India had already suffered four straight losses against the top four teams, and It was going to come down to a clash with Pakistan to end the competition on a high note. Holding on to a five-point lead that they had built up in the first half, India came away with a 91-86 win.

At the time, finishing fifth at the FIBA Asia Cup was nothing more than a consolation prize. Little did they know that it would result in India basketball making their first, and so far only, Olympics appearance.

"Entering in the main basketball arena in our first game against mighty [Soviet Union] was like a dream," Singh said. "I was proud of representing India basketball in their first-ever Olympics."

"The most memorable moment [for me] was playing as the starting five in the very first game in Olympics and scoring the first basket."

Paramjit Singh was the main guard whose primary role was to set plays and create an opening for teammates and score whenever he got the opportunity. Alongside him on India’s historic squad at the Olympics included Parvez Irani, Ajmer Singh, Tarlok Singh Sandhu, Paramdip Singh, Shyam Radhey, Baldev Singh, Dilip Gurumurthy, Amarnath Nagarajan, Jorawar Singh, Hanuman Rathore, and Harbhajan Singh.

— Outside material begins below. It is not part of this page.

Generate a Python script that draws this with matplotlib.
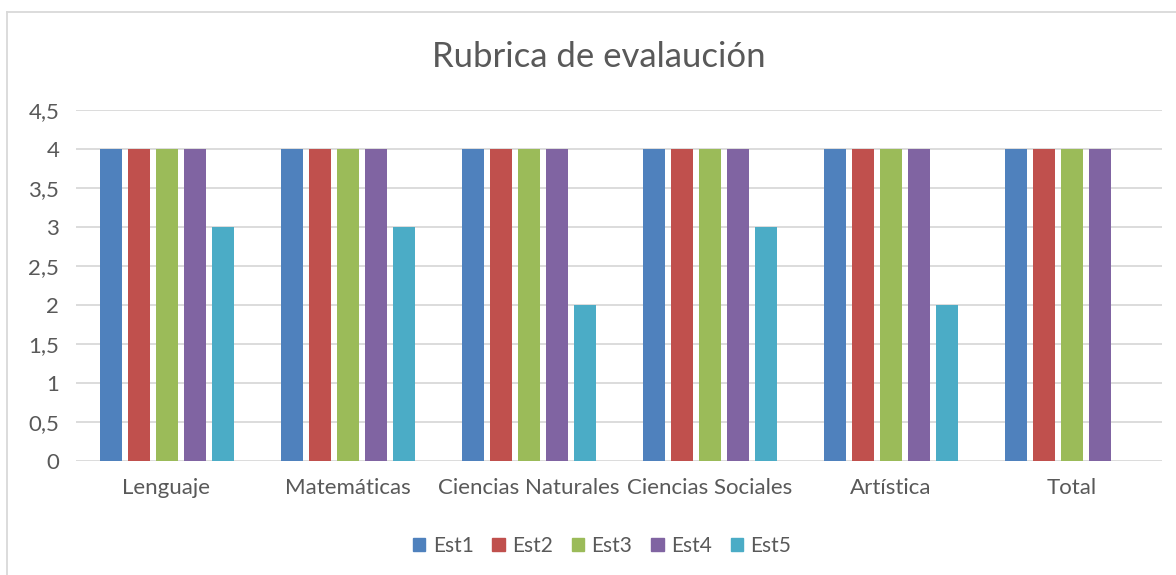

Ajmer led the team in scoring with 21.3 points per game, also good for 8th in the entire competition. He had a shootout with leading scorer, Ian Davies of Australia, where Ajmer matched 25 to Davies’ 36 points. His tournament-high of 35 points against Czechoslovakia was the second-most among all players in the competition.

They put up a fight, standing tall and talented side by side with some of the best. The back of their jersey proudly read भारत (Bharat) which directly translates to India, who they were representing.

"In the last game against Australia, we played our best. We were leading at halftime, but we lost due to lack of big match experience. I was proud that our game was appreciated by the coaches and officials of other teams," Singh added.

Singh says that India national team learned a lot from the Olympics that improved their level of play from ball rotation to defense. However, that was not their key takeaway.

"Most importantly, [we learned about[self-confidence. If you believe in yourself, you will definitely excel on the court."

India eventually went winless at the 1980 Olympics. However, for them to have been there and played with the likes of Davies and Brazilian legend Oscar Schmidt can be considered a win of its own.